--- Requirements ---
Restate, exactly and without pictures, the lines from the start of the listing below through the line holding "5.01e-10, 3.89e-10, 3.17e-10];".

--- Supplied information ---

** START **

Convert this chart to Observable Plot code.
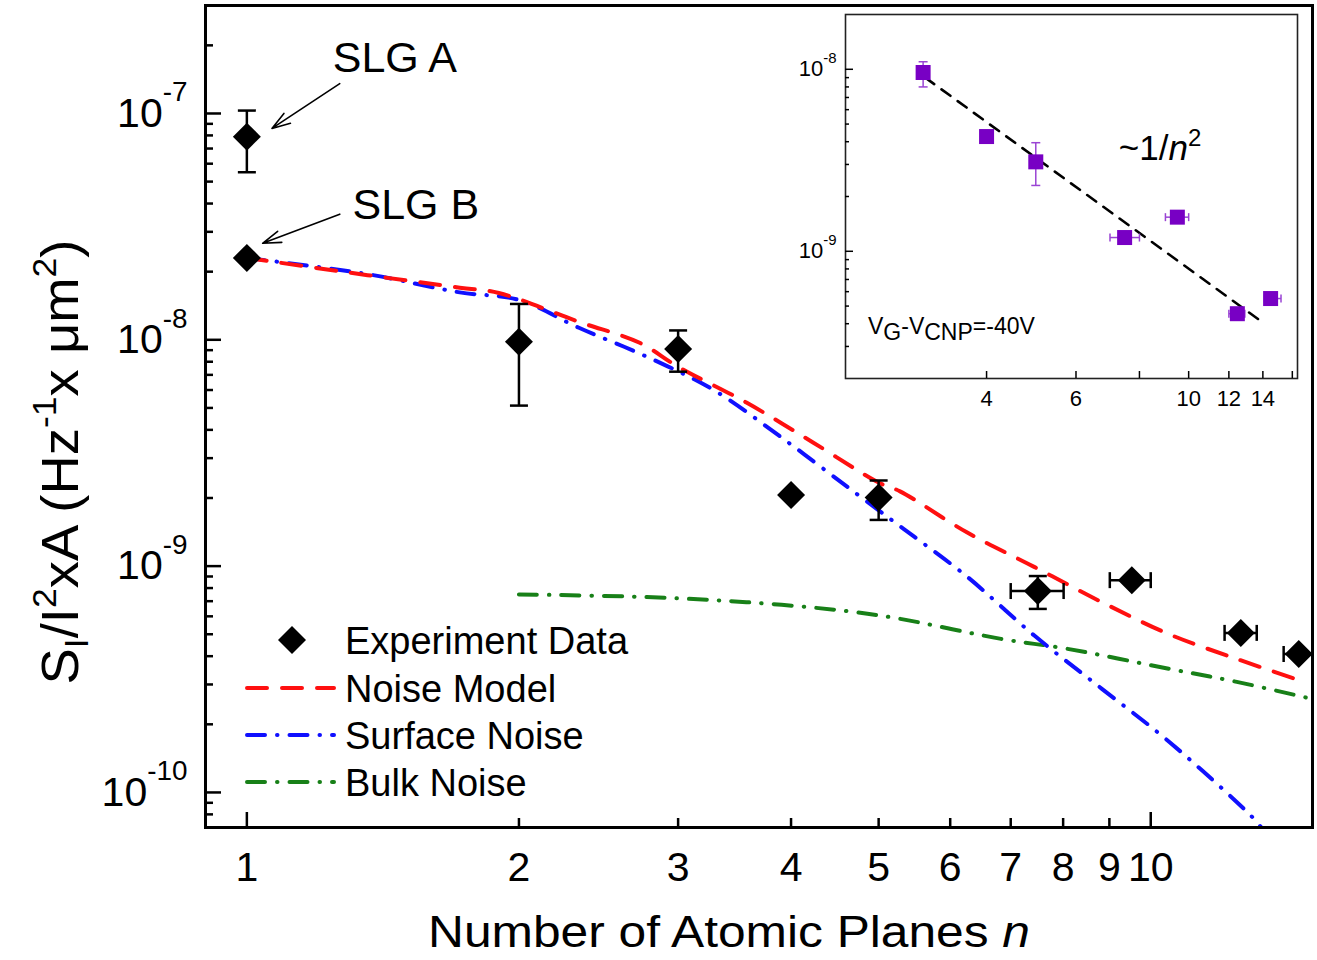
<!DOCTYPE html>
<html><head><meta charset="utf-8">
<script src="https://cdn.jsdelivr.net/npm/d3@7"></script>
<script src="https://cdn.jsdelivr.net/npm/@observablehq/plot@0.6"></script>
<style>
body{margin:0;background:#fff;}
#wrap{position:relative;width:1317px;height:960px;font-family:"Liberation Sans",Arial,sans-serif;}
#main{position:absolute;left:0;top:0;}
#inset{position:absolute;left:785px;top:4px;}
</style></head><body><div id="wrap"><div id="main"></div><div id="inset"></div></div>
<script>
// ---------- Main panel data ----------
const expN   = [1, 1, 2, 3, 4, 5, 7.5, 9.53, 12.58, 14.58];
const expV   = [7.9e-8, 2.3e-8, 9.8e-9, 9.1e-9, 2.06e-9, 2.01e-9, 7.76e-10, 8.67e-10, 5.07e-10, 4.09e-10];
const expYLo = [5.5e-8, null, 5.12e-9, 7.23e-9, null, 1.6e-9, 6.47e-10, null, null, null];
const expYHi = [1.03e-7, null, 1.44e-8, 1.10e-8, null, 2.39e-9, 9.04e-10, null, null, null];
const expXLo = [null, null, null, null, null, null, 7.0, 9.01, 12.07, 14.03];
const expXHi = [null, null, null, null, null, null, 8.01, 10.0, 13.1, 15.1];

const modelN = [1, 1.36, 1.72, 1.9, 2.33, 2.72, 3.0, 3.57, 4.23, 5.0, 5.28, 6.26, 7.44, 8.83, 10.47, 12.45, 14.47];
const modelV = [2.3e-8, 1.93e-8, 1.7e-8, 1.61e-8, 1.2e-8, 9.7e-9, 7.6e-9, 5.28e-9, 3.52e-9, 2.34e-9, 2.14e-9, 1.41e-9, 9.9e-10, 6.93e-10, 5.01e-10, 3.89e-10, 3.17e-10];

const surfN = [1, 1.36, 1.72, 2.0, 2.33, 2.77, 3.28, 3.89, 4.61, 5.28, 5.46, 6.26, 7.44, 8.83, 10.47, 12.93, 13.25];
const surfV = [2.3e-8, 1.95e-8, 1.62e-8, 1.5e-8, 1.13e-8, 8.42e-9, 6.02e-9, 3.74e-9, 2.25e-9, 1.5e-9, 1.36e-9, 9.0e-10, 4.92e-10, 2.87e-10, 1.68e-10, 7.84e-11, 7.0e-11];

const bulkN = [2.0, 2.77, 3.57, 4.61, 5.28, 6.83, 8.09, 10.47, 12.45, 15.07];
const bulkV = [7.5e-10, 7.3e-10, 6.93e-10, 6.33e-10, 5.85e-10, 4.77e-10, 4.31e-10, 3.52e-10, 3.08e-10, 2.59e-10];

const annotLabels = ["SLG A", "SLG B"];
const annotN      = [1.458, 1.538];
const annotV      = [1.75e-7, 3.94e-8];
const arrowFromN  = [1.267, 1.267];
const arrowFromV  = [1.355e-7, 3.59e-8];
const arrowToN    = [1.066, 1.041];
const arrowToV    = [8.59e-8, 2.67e-8];

const xTickLabels = [1, 2, 3, 4, 5, 6, 7, 8, 9, 10];
const xMajorTicks = [1, 10];
const xMinorTicks = [2, 3, 4, 5, 6, 7, 8, 9];
const yMajorTicks = [1e-10, 1e-9, 1e-8, 1e-7];
const yMinorTicks = [7e-11, 8e-11, 9e-11,
  2e-10, 3e-10, 4e-10, 5e-10, 6e-10, 7e-10, 8e-10, 9e-10,
  2e-9, 3e-9, 4e-9, 5e-9, 6e-9, 7e-9, 8e-9, 9e-9,
  2e-8, 3e-8, 4e-8, 5e-8, 6e-8, 7e-8, 8e-8, 9e-8, 2e-7];

const legendLabels = ["Experiment Data", "Noise Model", "Surface Noise", "Bulk Noise"];

// ---------- Inset data ----------
const insetN   = [3.0, 4.0, 5.0, 7.48, 9.5, 12.47, 14.5];
const insetV   = [9.6e-9, 4.27e-9, 3.1e-9, 1.19e-9, 1.54e-9, 4.54e-10, 5.5e-10];
const insetYLo = [8.0e-9, null, 2.3e-9, null, null, null, null];
const insetYHi = [1.1e-8, null, 3.95e-9, null, null, null, null];
const insetXLo = [null, null, null, 7.0, 9.0, 12.0, 14.1];
const insetXHi = [null, null, null, 8.0, 10.0, 12.9, 15.2];
const fitN = [3.03, 14.0];
const fitV = [9.0e-9, 4.06e-10];
const insetXTicks = [4, 6, 8, 10, 12, 14, 16];
const insetYMajor = [1e-9, 1e-8];
const insetYMinor = [3e-10, 4e-10, 5e-10, 6e-10, 7e-10, 8e-10, 9e-10,
  2e-9, 3e-9, 4e-9, 5e-9, 6e-9, 7e-9, 8e-9, 9e-9];

// ---------- helpers ----------
const RED = "#ff1010", BLUE = "#1010ff", GREEN = "#188018", PURPLE = "#7800c4", PURPLE_L = "#9a44d4";
const FONT = "Liberation Sans, Arial, sans-serif";
const diamond = {draw(ctx, size){const r=Math.sqrt(size/Math.PI); ctx.moveTo(0,-r); ctx.lineTo(r,0); ctx.lineTo(0,r); ctx.lineTo(-r,0); ctx.closePath();}};
const square = {draw(ctx, size){const r=Math.sqrt(size/Math.PI); ctx.rect(-r,-r,2*r,2*r);}};
const hcap = {draw(ctx, size){const r=Math.sqrt(size/Math.PI); ctx.moveTo(-r,0); ctx.lineTo(r,0);}};
const vcap = {draw(ctx, size){const r=Math.sqrt(size/Math.PI); ctx.moveTo(0,-r); ctx.lineTo(0,r);}};
const rows = (N, V) => N.map((n, i) => ({n, v: V[i]}));
const expo = d => `10^${Math.round(Math.log10(d))}`;

const exp = expN.map((n,i)=>({n, v:expV[i], ylo:expYLo[i], yhi:expYHi[i], xlo:expXLo[i], xhi:expXHi[i]}));
const expY = exp.filter(d=>d.ylo!=null), expX = exp.filter(d=>d.xlo!=null);
const annots = annotLabels.map((label,i)=>({label, n:annotN[i], v:annotV[i], x1:arrowFromN[i], y1:arrowFromV[i], x2:arrowToN[i], y2:arrowToV[i]}));

const main = Plot.plot({
  width: 1317, height: 960,
  marginLeft: 205, marginRight: 5, marginTop: 5, marginBottom: 133,
  x: {type: "log", domain: [0.9, 15.1]},
  y: {type: "log", domain: [7e-11, 3e-7]},
  style: {fontFamily: FONT, background: "white", color: "black"},
  marks: [
    Plot.line(rows(bulkN, bulkV), {x:"n", y:"v", stroke:GREEN, strokeWidth:4, strokeDasharray:"18,12,0.5,12", strokeLinecap:"round", curve:"catmull-rom", clip:true}),
    Plot.line(rows(surfN, surfV), {x:"n", y:"v", stroke:BLUE, strokeWidth:4, strokeDasharray:"18,12,0.5,12", strokeLinecap:"round", curve:"catmull-rom", clip:true}),
    Plot.line(rows(modelN, modelV), {x:"n", y:"v", stroke:RED, strokeWidth:4, strokeDasharray:"20,15", strokeLinecap:"round", curve:"catmull-rom", clip:true}),
    Plot.link(expY, {x1:"n", x2:"n", y1:"ylo", y2:"yhi", stroke:"black", strokeWidth:2.5}),
    Plot.dot(expY, {x:"n", y:"ylo", symbol:hcap, r:9, stroke:"black", strokeWidth:2.5, fill:"none"}),
    Plot.dot(expY, {x:"n", y:"yhi", symbol:hcap, r:9, stroke:"black", strokeWidth:2.5, fill:"none"}),
    Plot.link(expX, {x1:"xlo", x2:"xhi", y1:"v", y2:"v", stroke:"black", strokeWidth:2.5}),
    Plot.dot(expX, {x:"xlo", y:"v", symbol:vcap, r:8, stroke:"black", strokeWidth:2.5, fill:"none"}),
    Plot.dot(expX, {x:"xhi", y:"v", symbol:vcap, r:8, stroke:"black", strokeWidth:2.5, fill:"none"}),
    Plot.dot(exp, {x:"n", y:"v", symbol:diamond, r:14, fill:"black"}),
    Plot.arrow(annots, {x1:"x1", y1:"y1", x2:"x2", y2:"y2", stroke:"black", strokeWidth:1.6, headLength:18, headAngle:36}),
    Plot.text(annots, {x:"n", y:"v", text:"label", fontSize:43, fill:"black"}),
    Plot.frame({stroke:"black", strokeWidth:3}),
    Plot.axisX(xTickLabels, {tickSize:0, tickPadding:24, fontSize:41, tickFormat:d=>String(d), label:null}),
    Plot.axisX(xMajorTicks, {tickSize:-15, strokeWidth:2.5, tickFormat:()=>"", label:null}),
    Plot.axisX(xMinorTicks, {tickSize:-9, strokeWidth:2.5, tickFormat:()=>"", label:null}),
    Plot.axisY(yMajorTicks, {tickSize:0, tickPadding:18, fontSize:41, tickFormat:expo, label:null}),
    Plot.axisY(yMajorTicks, {tickSize:-16, strokeWidth:2.5, tickFormat:()=>"", label:null}),
    Plot.axisY(yMinorTicks, {tickSize:-8, strokeWidth:2.5, tickFormat:()=>"", label:null})
  ]
});

const insetRows = insetN.map((n,i)=>({n, v:insetV[i], ylo:insetYLo[i], yhi:insetYHi[i], xlo:insetXLo[i], xhi:insetXHi[i]}));
const insY = insetRows.filter(d=>d.ylo!=null), insX = insetRows.filter(d=>d.xlo!=null);

const inset = Plot.plot({
  width: 522, height: 410,
  marginLeft: 60, marginRight: 10, marginTop: 10, marginBottom: 36,
  x: {type: "log", domain: [2.11, 16.38]},
  y: {type: "log", domain: [2.0e-10, 2.0e-8]},
  style: {fontFamily: FONT, background: "transparent", color: "black", overflow: "visible"},
  marks: [
    Plot.frame({fill:"white", stroke:"#222", strokeWidth:1.6}),
    Plot.line(rows(fitN, fitV), {x:"n", y:"v", stroke:"black", strokeWidth:2.6, strokeDasharray:"11,9"}),
    Plot.link(insY, {x1:"n", x2:"n", y1:"ylo", y2:"yhi", stroke:PURPLE_L, strokeWidth:1.5}),
    Plot.dot(insY, {x:"n", y:"ylo", symbol:hcap, r:4.5, stroke:PURPLE_L, strokeWidth:1.5, fill:"none"}),
    Plot.dot(insY, {x:"n", y:"yhi", symbol:hcap, r:4.5, stroke:PURPLE_L, strokeWidth:1.5, fill:"none"}),
    Plot.link(insX, {x1:"xlo", x2:"xhi", y1:"v", y2:"v", stroke:PURPLE_L, strokeWidth:1.5}),
    Plot.dot(insX, {x:"xlo", y:"v", symbol:vcap, r:4, stroke:PURPLE_L, strokeWidth:1.5, fill:"none"}),
    Plot.dot(insX, {x:"xhi", y:"v", symbol:vcap, r:4, stroke:PURPLE_L, strokeWidth:1.5, fill:"none"}),
    Plot.dot(insetRows, {x:"n", y:"v", symbol:square, r:7.5, fill:PURPLE}),
    Plot.axisX(insetXTicks, {tickSize:-7, tickPadding:19, strokeWidth:1.5, fontSize:22, tickFormat:d=>d===16?"":String(d), label:null}),
    Plot.axisY(insetYMajor, {tickSize:-8, tickPadding:17, strokeWidth:1.5, fontSize:22, tickFormat:expo, label:null}),
    Plot.axisY(insetYMinor, {tickSize:-4, strokeWidth:1.5, tickFormat:()=>"", label:null})
  ]
});

// turn "10^-7" tick labels into real superscripts
function supify(svg, fs){
  d3.select(svg).selectAll("text").each(function(){
    const m = /^10\^(-?\d+)$/.exec(this.textContent);
    if (!m) return;
    const t = d3.select(this);
    t.text("");
    t.append("tspan").attr("font-size", fs).text("10");
    t.append("tspan").attr("dy", -0.62*fs).attr("font-size", 0.68*fs).text(m[1]);
  });
}
supify(main, 41);
supify(inset, 22);

const ms = d3.select(main);
// x title
ms.append("text").attr("x", 729).attr("y", 947).attr("text-anchor","middle")
  .attr("font-size", 45).attr("font-family", FONT).attr("fill","black")
  .attr("textLength", 602).attr("lengthAdjust","spacingAndGlyphs")
  .call(t=>{t.append("tspan").text("Number of Atomic Planes "); t.append("tspan").attr("font-style","italic").text("n");});
// y title
{
  const t = ms.append("text").attr("transform","translate(78,462) rotate(-90)").attr("text-anchor","middle")
    .attr("font-size", 52).attr("font-family", FONT).attr("fill","black")
    .attr("textLength", 445).attr("lengthAdjust","spacingAndGlyphs");
  t.append("tspan").text("S");
  t.append("tspan").attr("font-size",34).attr("dy",10).text("I");
  t.append("tspan").attr("dy",-10).text("/I");
  t.append("tspan").attr("font-size",34).attr("dy",-22).text("2");
  t.append("tspan").attr("dy",22).text("xA (Hz");
  t.append("tspan").attr("font-size",34).attr("dy",-22).text("-1");
  t.append("tspan").attr("dy",22).text("x \u03bcm");
  t.append("tspan").attr("font-size",34).attr("dy",-22).text("2");
  t.append("tspan").attr("dy",22).text(")");
}
// legend
{
  const g = ms.append("g").attr("font-family", FONT).attr("font-size", 38).attr("fill","black").attr("text-anchor","start");
  const ys = [640, 688, 735, 782];
  g.append("path").attr("d", d3.symbol(diamond, Math.PI*14*14)()).attr("transform", `translate(292,${ys[0]})`).attr("fill","black");
  const styles = [[RED,"20,15"],[BLUE,"18,12,0.5,12"],[GREEN,"18,12,0.5,12"]];
  styles.forEach(([c,da],i)=>{
    g.append("line").attr("x1",247).attr("x2",334).attr("y1",ys[i+1]).attr("y2",ys[i+1])
      .attr("stroke",c).attr("stroke-width",4).attr("stroke-dasharray",da).attr("stroke-linecap","round");
  });
  legendLabels.forEach((s,i)=>g.append("text").attr("x",345).attr("y",ys[i]+14).attr("text-anchor","start").text(s));
}

const is = d3.select(inset);
{
  const t = is.append("text").attr("x", 375).attr("y", 156).attr("text-anchor","middle")
    .attr("font-size", 35).attr("font-family", FONT).attr("fill","black");
  t.append("tspan").text("~1/");
  t.append("tspan").attr("font-style","italic").text("n");
  t.append("tspan").attr("font-size",24).attr("dy",-14).text("2");
}
{
  const t = is.append("text").attr("x", 83).attr("y", 330).attr("text-anchor","start")
    .attr("font-size", 23).attr("font-family", FONT).attr("fill","black");
  t.append("tspan").text("V");
  t.append("tspan").attr("dy",6).text("G");
  t.append("tspan").attr("dy",-6).text("-V");
  t.append("tspan").attr("dy",6).text("CNP");
  t.append("tspan").attr("dy",-6).text("=-40V");
}

document.getElementById("main").appendChild(main);
document.getElementById("inset").appendChild(inset);
</script></body></html>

** END **

--- Output for this exercise ---
Convert this chart to Observable Plot code.
<!DOCTYPE html>
<html><head><meta charset="utf-8">
<script src="https://cdn.jsdelivr.net/npm/d3@7"></script>
<script src="https://cdn.jsdelivr.net/npm/@observablehq/plot@0.6"></script>
<style>
body{margin:0;background:#fff;}
#wrap{position:relative;width:1317px;height:960px;font-family:"Liberation Sans",Arial,sans-serif;}
#main{position:absolute;left:0;top:0;}
#inset{position:absolute;left:785px;top:4px;}
</style></head><body><div id="wrap"><div id="main"></div><div id="inset"></div></div>
<script>
// ---------- Main panel data ----------
const expN   = [1, 1, 2, 3, 4, 5, 7.5, 9.53, 12.58, 14.58];
const expV   = [7.9e-8, 2.3e-8, 9.8e-9, 9.1e-9, 2.06e-9, 2.01e-9, 7.76e-10, 8.67e-10, 5.07e-10, 4.09e-10];
const expYLo = [5.5e-8, null, 5.12e-9, 7.23e-9, null, 1.6e-9, 6.47e-10, null, null, null];
const expYHi = [1.03e-7, null, 1.44e-8, 1.10e-8, null, 2.39e-9, 9.04e-10, null, null, null];
const expXLo = [null, null, null, null, null, null, 7.0, 9.01, 12.07, 14.03];
const expXHi = [null, null, null, null, null, null, 8.01, 10.0, 13.1, 15.1];

const modelN = [1, 1.36, 1.72, 1.9, 2.33, 2.72, 3.0, 3.57, 4.23, 5.0, 5.28, 6.26, 7.44, 8.83, 10.47, 12.45, 14.47];
const modelV = [2.3e-8, 1.93e-8, 1.7e-8, 1.61e-8, 1.2e-8, 9.7e-9, 7.6e-9, 5.28e-9, 3.52e-9, 2.34e-9, 2.14e-9, 1.41e-9, 9.9e-10, 6.93e-10, 5.01e-10, 3.89e-10, 3.17e-10];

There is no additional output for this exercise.